Whitelist / Blacklist (Site Targeting)
A whitelist allows ads to run only on chosen publisher sites; a blacklist blocks specific sites, both are core site-targeting controls in native campaigns.

A whitelist / blacklist is a pair of site-targeting controls that let an advertiser decide which publisher sites a campaign may run on. A whitelist restricts delivery to an approved set of sites; a blacklist (or block list) excludes specific sites while allowing the rest. Both operate on the publisher / site ID level.
How it works. Native campaigns typically launch broad, serving across many ad placements to gather data. Once enough impressions accumulate, the media buyer reviews performance by site: sites that convert profitably go on the whitelist (or get bid up), and sites that spend without converting go on the blacklist. Over time a campaign converges toward a curated list of proven inventory.
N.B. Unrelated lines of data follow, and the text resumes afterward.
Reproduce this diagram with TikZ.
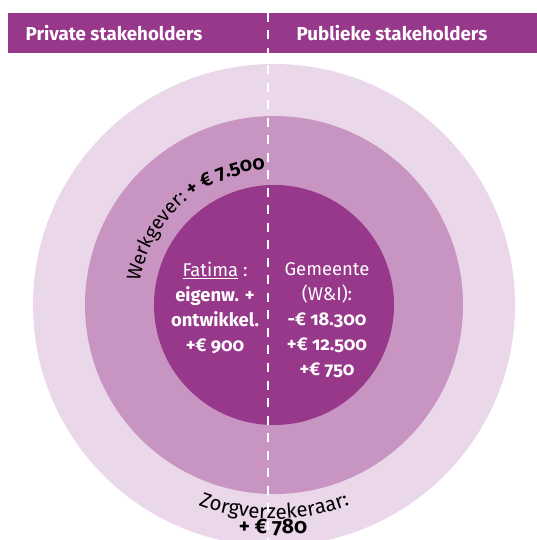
\documentclass[tikz,border=0pt]{standalone}
\usepackage{fontspec}
\setmainfont{Fira Sans}[Numbers=OldStyle]
\usetikzlibrary{decorations.text}
\definecolor{paars}{RGB}{152,56,139}
\definecolor{midpaars}{RGB}{200,148,194}
\definecolor{lichtpaars}{RGB}{234,215,233}
\begin{document}
\begin{tikzpicture}
[x=1bp,y=1bp,
  headtext/.style={text=white,font=\fontsize{18.8}{22}\selectfont\bfseries},
  kerntext/.style={text=white,align=center,font=\fontsize{18.5}{25}\selectfont},
  splitdecorate/.style={white,line width=2.5bp,dash pattern=on 9bp off 8.5bp}]
\useasboundingbox (0,0) rectangle (537,540);
%% header bar
\fill[paars] (8,487) rectangle (537,527);
\node[headtext] (private) at (114,507) {Private stakeholders};
\node[headtext] (publiek) at (392,507) {Publieke stakeholders};
%% rings
\coordinate (c) at (274,235);
\foreach \straal/\kleur in {241/lichtpaars, 189/midpaars, 120/paars} {
  \fill[\kleur] (c) circle (\straal bp);
}
%% texts in the core
\node[kerntext] (fatima) at (215,232)
  {\underline{Fatima} :\\ \bfseries eigenw. +\\ \bfseries ontwikkel.\\ \bfseries +€ 900};
\node[kerntext] (gemeente) at (327,220)
  {Gemeente\\ (W\&I):\\ \bfseries -€ 18.300\\ \bfseries +€ 12.500\\ \bfseries +€ 750};
%% texts along the rings
\path[decorate,decoration={text along path,text align=center,
  text={|\fontsize{19.5}{22}\selectfont|Werkgever: |\fontsize{19.5}{22}\selectfont\bfseries|+ € 7.500}}]
  ([shift={(172:136bp)}]c) arc[start angle=172,end angle=92,radius=136bp];
\path[decorate,decoration={text along path,text align=center,
  text={|\fontsize{20.5}{22}\selectfont|Zorgverzekeraar:}}]
  ([shift={(246:214bp)}]c) arc[start angle=246,end angle=294,radius=214bp];
\node[anchor=base,font=\fontsize{21}{24}\selectfont\bfseries] (zorg) at (273,6) {+ € 780};
%% split line
\coordinate (splittop) at (268,527);
\coordinate (splitbot) at (268,0);
\draw[splitdecorate] (splittop) -- (splitbot);
\end{tikzpicture}
\end{document}
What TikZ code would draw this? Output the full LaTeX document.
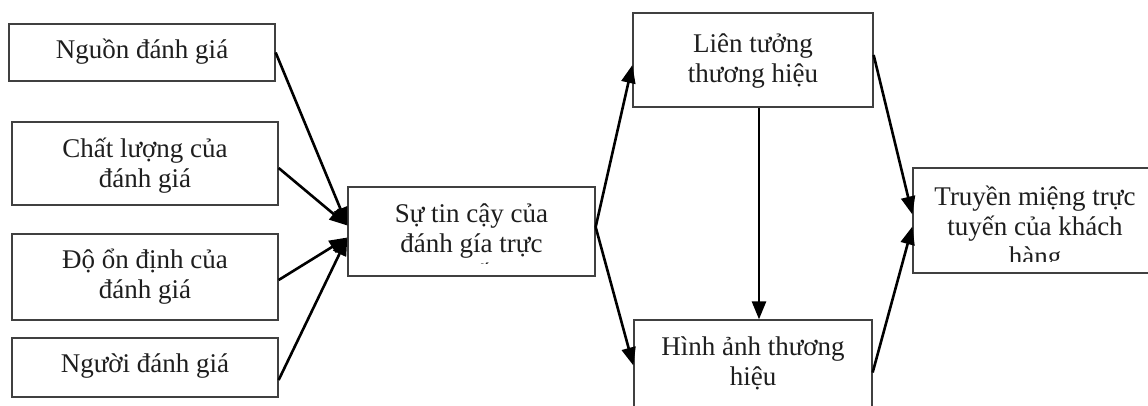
\documentclass[tikz,border=0pt]{standalone}
\usepackage{fontspec}
\setmainfont{Liberation Serif}
\usetikzlibrary{arrows.meta}
\definecolor{boxc}{HTML}{404040}
\definecolor{txtc}{HTML}{1E1E1E}
\tikzset{
  box/.style={draw=boxc, line width=1.3pt, inner sep=0pt, fill=none},
  lbl/.style={inner sep=0pt, align=center, text=txtc, font=\fontsize{27}{30}\selectfont, anchor=north},
  arr/.style={line width=2.6pt, draw=black, -{Triangle[length=18pt,width=14pt]}}
}
\begin{document}
\begin{tikzpicture}[x=1pt,y=-1pt]
\useasboundingbox (0,0) rectangle (1148,405);
\clip (0,0) rectangle (1148,405);
\fill[white] (0,0) rectangle (1148,405);

% boxes
\node[box, minimum width=266pt, minimum height=57pt] (n1) at (142,52.5) {};
\node[box, minimum width=266pt, minimum height=83pt] (n2) at (145,163.5) {};
\node[box, minimum width=266pt, minimum height=86pt] (n3) at (145,277) {};
\node[box, minimum width=266pt, minimum height=59pt] (n4) at (145,367.5) {};
\node[box, minimum width=247pt, minimum height=89pt] (c) at (471.5,231.5) {};
\node[box, minimum width=240pt, minimum height=94pt] (L) at (753,60) {};
\node[box, minimum width=238pt, minimum height=105pt] (H) at (753,372.5) {};
\node[box, minimum width=244pt, minimum height=105pt] (T) at (1035,220.5) {};

% texts
\node[lbl] (n1t) at (142,37) {\strut Nguồn đánh giá};
\node[lbl] (n2t) at (145,136) {\strut Chất lượng của\\\strut đánh giá};
\node[lbl] (n3t) at (145,247) {\strut Độ ổn định của\\\strut đánh giá};
\node[lbl] (n4t) at (145,351) {\strut Người đánh giá};
\begin{scope}
  \clip (349,188) rectangle (594,263);
  \node[lbl] (ct) at (471.5,201) {\strut Sự tin cậy của\\\strut đánh gía trực\\\strut tuyến};
\end{scope}
\node[lbl] (Lt) at (753,31) {\strut Liên tưởng\\\strut thương hiệu};
\node[lbl] (Ht) at (753,334) {\strut Hình ảnh thương\\\strut hiệu};
\begin{scope}
  \clip (914,169) rectangle (1148,261);
  \node[lbl] (Tt) at (1035,184) {\strut Truyền miệng trực\\\strut tuyến của khách\\\strut hàng};
\end{scope}

% connectors
\draw[arr] (n1.east) -- ([yshift=6pt]c.west);
\draw[arr] ([yshift=-4.5pt]n2.east) -- ([yshift=6pt]c.west);
\draw[arr] ([yshift=-3pt]n3.east) -- ([yshift=-6pt]c.west);
\draw[arr] ([yshift=-12.5pt]n4.east) -- ([yshift=-6pt]c.west);
\draw[arr] ([yshift=4.5pt]c.east) -- ([yshift=-5pt]L.west);
\draw[arr] ([yshift=4.5pt]c.east) -- ([yshift=7pt]H.west);
\draw[arr] ([xshift=6pt]L.south) -- ([xshift=6pt]H.north);
\draw[arr] ([yshift=5pt]L.east) -- ([yshift=6pt]T.west);
\draw[arr] (H.east) -- ([yshift=-6pt]T.west);
\end{tikzpicture}
\end{document}
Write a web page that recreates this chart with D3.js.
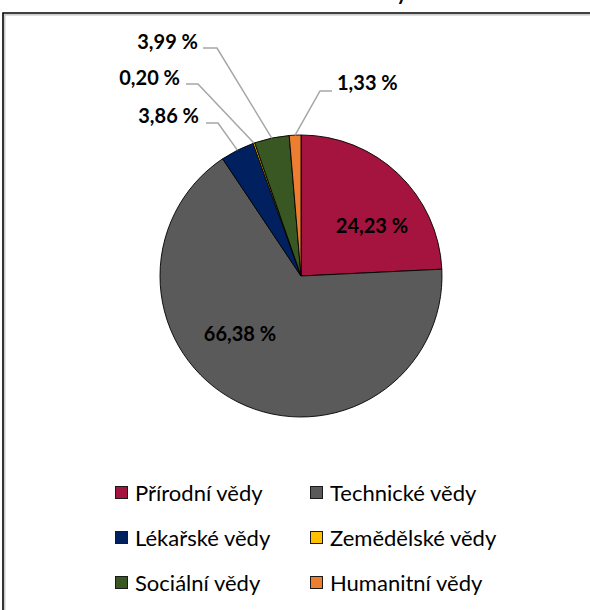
<!DOCTYPE html>
<html>
<head>
<meta charset="utf-8">
<script src="https://cdn.jsdelivr.net/npm/d3@7"></script>
<style>
  html, body { margin: 0; padding: 0; background: #fff; overflow: hidden; }
  svg { display: block; overflow: hidden; }
</style>
</head>
<body>
<svg id="chart" width="590" height="610"></svg>
<script>
// ---- data ----
const categories = ["Přírodní vědy", "Technické vědy", "Lékařské vědy", "Zemědělské vědy", "Sociální vědy", "Humanitní vědy"];
const values = [24.23, 66.38, 3.86, 0.20, 3.99, 1.33];
const valueLabels = ["24,23 %", "66,38 %", "3,86 %", "0,20 %", "3,99 %", "1,33 %"];
const colors = ["#A5143F", "#5A5A5A", "#002060", "#FFC000", "#385723", "#ED7D31"];
const titleText = "vědy";

// ---- layout (not data) ----
const W = 590, H = 610;
const cx = 301, cy = 276, R = 141;
const fontFamily = "Lato, 'Open Sans', 'DejaVu Sans', sans-serif";
// label placement relative to pie centre
const labelLayout = [
  { inside: true, dx: 71, dy: -43 },
  { inside: true, dx: -61, dy: 65 },
  { inside: false, dx: -102, dy: -153, anchor: "end", line: [[-95, -153], [-83, -153]] },
  { inside: false, dx: -121, dy: -191, anchor: "end", line: [[-115, -192], [-103, -192]] },
  { inside: false, dx: -103, dy: -227, anchor: "end", line: [[-98, -228], [-84, -228]] },
  { inside: false, dx: 36, dy: -186, anchor: "start", line: [[31, -185], [19, -185]] }
];

const svg = d3.select("#chart");

// frame: only top and left edges are visible in the crop
svg.append("path").attr("d", `M4.8,${H} V14.8 H${W}`)
  .attr("fill", "none").attr("stroke", "#bdbdbd").attr("stroke-width", 1.2);
svg.append("path").attr("d", `M3,${H} V13 H${W}`)
  .attr("fill", "none").attr("stroke", "#000").attr("stroke-width", 1.6);

// title (cut off by the top edge, as in the reference)
svg.append("text").attr("x", 407).attr("y", 0).attr("text-anchor", "end")
  .attr("font-family", fontFamily).attr("font-weight", "bold").attr("font-size", 20)
  .attr("fill", "#000").text(titleText);

const color = d3.scaleOrdinal().domain(categories).range(colors);
const pie = d3.pie().sort(null).value(d => d.value);
const data = categories.map((c, i) => ({ name: c, value: values[i], label: valueLabels[i], i }));
const arcs = pie(data);
const arc = d3.arc().innerRadius(0).outerRadius(R);

const g = svg.append("g").attr("transform", `translate(${cx},${cy})`);

g.selectAll("path.slice").data(arcs).join("path")
  .attr("class", "slice")
  .attr("d", arc)
  .attr("fill", d => color(d.data.name))
  .attr("stroke", "#000")
  .attr("stroke-width", 0.9)
  .attr("stroke-linejoin", "round");

// leader lines
const edgeArc = d3.arc().innerRadius(R).outerRadius(R);
arcs.forEach((d, i) => {
  const L = labelLayout[i];
  if (L.inside) return;
  const end = edgeArc.centroid(d);
  g.append("polyline")
    .attr("points", [L.line[0], L.line[1], end].map(p => p.join(",")).join(" "))
    .attr("fill", "none").attr("stroke", "#A6A6A6").attr("stroke-width", 1.5);
});

// value labels
arcs.forEach((d, i) => {
  const L = labelLayout[i];
  g.append("text")
    .attr("x", L.dx).attr("y", L.dy)
    .attr("text-anchor", L.inside ? "middle" : L.anchor)
    .attr("font-family", fontFamily).attr("font-weight", "bold").attr("font-size", 20)
    .attr("fill", "#000")
    .text(d.data.label);
});

// legend
const legendCols = [115, 310];
const legendRows = [493, 538, 583];
const legend = svg.append("g");
categories.forEach((c, i) => {
  const x = legendCols[i % 2], y = legendRows[Math.floor(i / 2)];
  legend.append("rect").attr("x", x + 0.5).attr("y", y - 6.5).attr("width", 12).attr("height", 12)
    .attr("fill", color(c)).attr("stroke", "#1a1a1a").attr("stroke-width", 1);
  legend.append("text").attr("x", x + 20).attr("y", y).attr("dy", "0.35em")
    .attr("font-family", fontFamily).attr("font-size", 22).attr("fill", "#000").text(c);
});
</script>
</body>
</html>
Why it matters. On open native supply, a small fraction of sites usually drives most of the profitable conversions, while a long tail burns budget. Disciplined whitelisting and blacklisting is one of the highest-leverage optimization habits in media buying, it concentrates spend where it works and is also a brand safety tool, keeping ads off low-quality or off-brand pages. Competitive intelligence accelerates this: by capturing which sites rivals consistently run on, you can seed a whitelist with inventory that is already proven rather than discovering it the slow, expensive way.